I know of counselling, of tears, of thinking that someone is not good enough, of depression and questioning one’s own worth. There are only so many blows you can take before you retreat and give up the good fight. Better to come in every day and do the bare minimum, no one can get at me then. How is this a constructive office environment? How does it encourage ADULT employees to want to succeed?

They are lucky to have us

These are the people employers should be listening to, and should value most – they are the ones who care. They are the ones that feel they have to stay in a job long past the point of acceptable treatment, and who feel some unfathomable loyalty and dedication to a company who would drop them in a heartbeat if they felt things weren’t working out for them.

Why do we hide behind reviews on websites and feel like we’re in the wrong when we say, “don’t go for a job in there, it’s not a good environment”? There seems to be an incomprehensible belief that employees are always trying to pull one over on an employer.

Of course, that does happen, but in the vast majority of cases, the employees just want to go to work on a daily basis and do a good job with the most of their complaints centering around a lack of milk in the kitchen.

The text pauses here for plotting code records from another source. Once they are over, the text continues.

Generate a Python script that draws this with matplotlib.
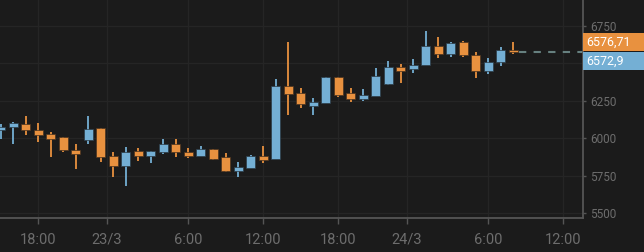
import matplotlib
matplotlib.use('Agg')
import matplotlib.pyplot as plt
from matplotlib.patches import Rectangle
from matplotlib.transforms import blended_transform_factory, ScaledTranslation

# hourly candles, index 0 = first candle on screen
opens  = [6055, 6073, 6097, 6055, 6031, 6007, 5922, 5989, 6071, 5880,
          5815, 5915, 5884, 5909, 5964, 5907, 5882, 5929, 5873, 5780,
          5804, 5882, 5864, 6348, 6300, 6215, 6237, 6406, 6300, 6262,
          6280, 6364, 6473, 6464, 6491, 6615, 6564, 6640, 6557, 6449,
          6506, 6589]
closes = [6077, 6100, 6057, 6024, 5997, 5922, 5897, 6060, 5873, 5817,
          5907, 5884, 5915, 5964, 5909, 5884, 5929, 5864, 5780, 5809,
          5882, 5855, 6348, 6297, 6231, 6240, 6406, 6289, 6264, 6289,
          6415, 6473, 6449, 6489, 6615, 6564, 6637, 6557, 6449, 6506,
          6589, 6572.9]
highs  = [6093, 6109, 6151, 6100, 6042, 6007, 5962, 6151, 6071, 5907,
          5942, 5937, 5915, 5993, 5993, 5935, 5951, 5929, 5902, 5842,
          5889, 5951, 6393, 6642, 6335, 6269, 6406, 6406, 6335, 6326,
          6468, 6517, 6495, 6527, 6717, 6675, 6642, 6650, 6575, 6533,
          6609, 6642]
lows   = [5993, 5960, 6024, 5975, 5877, 5911, 5793, 5960, 5844, 5744,
          5684, 5851, 5833, 5893, 5877, 5869, 5882, 5857, 5775, 5744,
          5800, 5833, 5864, 6157, 6200, 6157, 6237, 6275, 6242, 6249,
          6280, 6357, 6369, 6438, 6491, 6535, 6544, 6544, 6404, 6429,
          6484, 6564]

x_tick_pos    = [3, 8.5, 15, 21, 27, 32.5, 39, 45]
x_tick_labels = ['18:00', '23/3', '6:00', '12:00', '18:00', '24/3', '6:00', '12:00']
y_ticks       = [5500, 5750, 6000, 6250, 6500, 6750]
y_tick_labels = ['5500', '5750', '6000', '6250', '', '6750']  # 6500 sits under the price boxes

price_hi = 6576.71
price_last = 6572.9

BG = '#1b1b1b'
UP = '#74afd4'
DOWN = '#e8913f'
GRID = '#252525'
AXIS = '#555555'
TXT = '#6d6d6d'

plt.rcParams['font.family'] = ['Roboto', 'DejaVu Sans']

fig = plt.figure(figsize=(6.44, 2.52), dpi=100, facecolor=BG)
ax = fig.add_axes([0, 1 - 218 / 252, 582.5 / 644, 218 / 252])
ax.set_facecolor(BG)

w = 0.72
for i, (o, c, h, l) in enumerate(zip(opens, closes, highs, lows)):
    col = UP if c >= o else DOWN
    ax.vlines(i, l, h, color=col, linewidth=1.3, zorder=3)
    lo, hi = min(o, c), max(o, c)
    ax.add_patch(Rectangle((i - w / 2, lo), w, max(hi - lo, 4), facecolor=col,
                           edgecolor='#2b3b46' if col == UP else '#4a3320',
                           linewidth=0.5, zorder=4))

# last price dashed line
n = len(closes)
ax.plot([n - 0.5, 46.6], [price_last, price_last], color='#66807f',
        linewidth=1.5, linestyle=(0, (3.5, 3.5)), zorder=2)

ax.set_xlim(-0.04, 46.55)
ax.set_ylim(5469, 6922)

ax.set_xticks(x_tick_pos)
ax.set_xticklabels(x_tick_labels)
ax.set_yticks(y_ticks)
ax.set_yticklabels(y_tick_labels)
ax.yaxis.tick_right()
ax.grid(True, color=GRID, linewidth=1)
ax.set_axisbelow(True)

for s in ['left', 'top']:
    ax.spines[s].set_visible(False)
for s in ['right', 'bottom']:
    ax.spines[s].set_color(AXIS)
    ax.spines[s].set_linewidth(1.3)

ax.tick_params(axis='x', colors=AXIS, length=4.5, width=1, pad=6,
               labelcolor=TXT, labelsize=10.5)
ax.tick_params(axis='y', colors=AXIS, length=2.5, width=1, pad=3,
               labelcolor=TXT, labelsize=8.5)

# price boxes on the right axis
tr = blended_transform_factory(ax.transAxes, ax.transData)
box_w = 644 / 582.5 - 1
px_per_unit = ax.transData.transform((0, 1))[1] - ax.transData.transform((0, 0))[1]
for price, col, dy in [(price_hi, DOWN, 10), (price_last, UP, -8.5)]:
    t = tr + ScaledTranslation(0, dy / 100, fig.dpi_scale_trans)
    box_t = tr + ScaledTranslation(0, (dy - 9.3) / 100, fig.dpi_scale_trans)
    ax.add_patch(Rectangle((1.0, price), box_w, 18.6 / px_per_unit, transform=box_t,
                           clip_on=False, facecolor=col, linewidth=0, zorder=10))
    ax.text(1.0 + 4 / 582.5, price, f'{price:g}'.replace('.', ','), transform=t,
            color='white', fontsize=9, va='center', ha='left', clip_on=False, zorder=11)

fig.savefig('out.png', dpi=100, facecolor=BG)
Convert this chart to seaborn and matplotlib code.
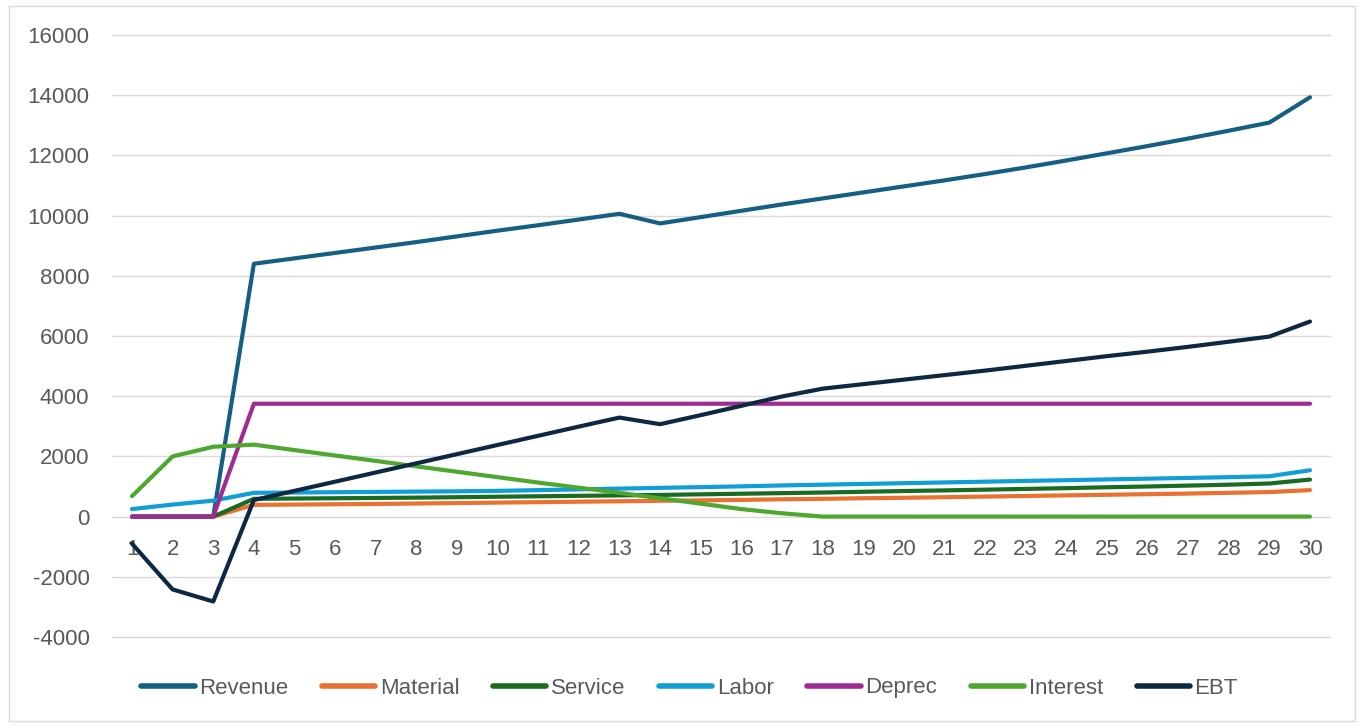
import matplotlib
matplotlib.use("Agg")
import matplotlib.pyplot as plt
import seaborn as sns
import pandas as pd
from matplotlib.patches import Rectangle

years = list(range(1, 31))
revenue = [0, 0, 0, 8400, 8580, 8760, 8940, 9120, 9310, 9500, 9680, 9870, 10060, 9740,
           9950, 10160, 10370, 10570, 10770, 10970, 11170, 11380, 11600, 11830, 12070,
           12310, 12560, 12820, 13090, 13930]
material = [0, 0, 0, 390, 400, 410, 420, 435, 450, 465, 480, 495, 510, 525,
            540, 555, 575, 590, 610, 625, 645, 665, 685, 705, 725,
            745, 765, 790, 815, 880]
service = [0, 0, 0, 590, 600, 610, 620, 630, 645, 660, 675, 690, 705, 720,
           740, 760, 780, 800, 825, 850, 870, 895, 920, 945, 975,
           1000, 1030, 1060, 1100, 1230]
labor = [250, 400, 530, 790, 800, 810, 820, 830, 840, 855, 880, 905, 930, 955,
         980, 1005, 1035, 1060, 1085, 1110, 1135, 1160, 1185, 1210, 1235,
         1260, 1285, 1310, 1340, 1540]
deprec = [0, 0, 0] + [3750] * 27
interest = [680, 2000, 2320, 2390, 2210, 2030, 1850, 1670, 1490, 1310, 1130, 960, 790, 610,
            430, 250, 110, 0, 0, 0, 0, 0, 0, 0, 0, 0, 0, 0, 0, 0]
ebt = [-900, -2420, -2820, 550, 855, 1160, 1465, 1770, 2075, 2380, 2685, 2990, 3290, 3070,
       3370, 3680, 3990, 4250, 4400, 4550, 4700, 4850, 5010, 5170, 5330,
       5480, 5640, 5810, 5980, 6480]

series_names = ["Revenue", "Material", "Service", "Labor", "Deprec", "Interest", "EBT"]
series_vals = [revenue, material, service, labor, deprec, interest, ebt]
colors = ["#156082", "#E97132", "#196B24", "#0F9ED5", "#A02B93", "#4EA72E", "#0E2841"]
yticks = list(range(-4000, 16001, 2000))

df = pd.concat([pd.DataFrame({"Year": years, "Value": v, "Series": n})
                for n, v in zip(series_names, series_vals)], ignore_index=True)

sns.set_theme(style="white")
plt.rcParams["font.family"] = ["Liberation Sans", "DejaVu Sans"]

W, H = 1364, 727
fig = plt.figure(figsize=(W / 100, H / 100), dpi=100)
ax = fig.add_axes([111.7 / W, 1 - 637 / H, (1330.3 - 111.7) / W, (637 - 35) / H])

sns.lineplot(data=df, x="Year", y="Value", hue="Series", hue_order=series_names,
             palette=colors, linewidth=3.0, ax=ax, legend=False, sort=False,
             solid_capstyle="round", solid_joinstyle="round")

ax.set_xlim(0.5, 30.5)
ax.set_ylim(-4000, 16000)
ax.set_yticks(yticks)
ax.set_yticklabels([str(t) for t in yticks])
ax.set_xticks(years)
ax.set_xticklabels([str(y) for y in years])
ax.set_xlabel("")
ax.set_ylabel("")

ax.set_axisbelow(True)
ax.grid(axis="y", color="#D9D9D9", linewidth=1.0)
ax.grid(axis="x", visible=False)
for gl in ax.yaxis.get_gridlines():
    gl.set_clip_on(False)
for s in ax.spines.values():
    s.set_visible(False)
ax.spines["bottom"].set_position(("data", 0))
ax.tick_params(axis="both", length=0, labelsize=16, labelcolor="#595959")
ax.tick_params(axis="y", pad=16)
ax.tick_params(axis="x", pad=16)
for lab in ax.get_yticklabels():
    lab.set_horizontalalignment("right")
ax.xaxis.set_zorder(0.5)
ax.yaxis.set_zorder(0.5)

handles = [plt.Line2D([], [], color=c, linewidth=4.0, solid_capstyle="round") for c in colors]
leg = fig.legend(handles, series_names, loc="center", bbox_to_anchor=(689.5 / W, 1 - 688 / H),
                 ncol=7, frameon=False, fontsize=16, handlelength=2.4, handletextpad=0.2,
                 columnspacing=1.52, labelcolor="#595959")

fig.patches.append(Rectangle((9 / W, 1 - 721 / H), (1355 - 9) / W, (721 - 6) / H,
                             transform=fig.transFigure, fill=False, edgecolor="#D9D9D9",
                             linewidth=1.0))

fig.savefig("out.png", dpi=100, facecolor="white")
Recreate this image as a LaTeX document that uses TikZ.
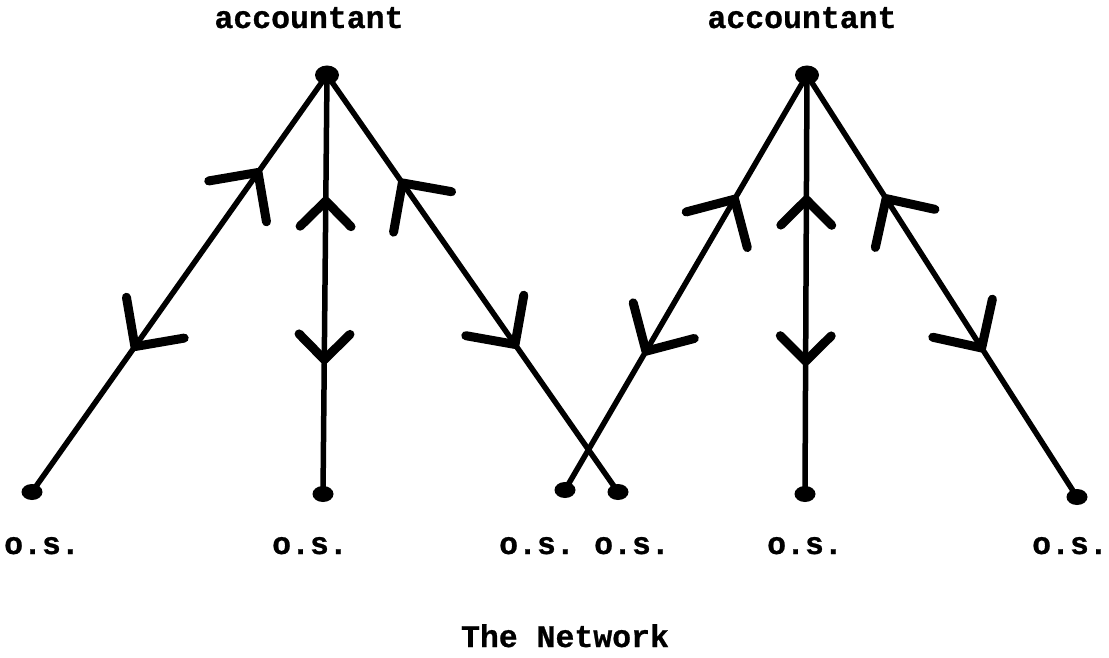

I hope the next time I am asked in an interview why I left a role, I have the courage and conviction to say that employer wasn’t working out for me. Yet even in this piece I remain anonymous. It’s unfair for the onus to be on me to explain the bad behaviour of a bad employer or for me to feel like a future employer thinks I am sporadically making my way around the working landscape because I wanted to throw my toys out of the pram.

We need to learn, post-recession, that they are lucky to have us. And they need to be told as much.

The author of this piece works in public relations and has requested to remain anonymous.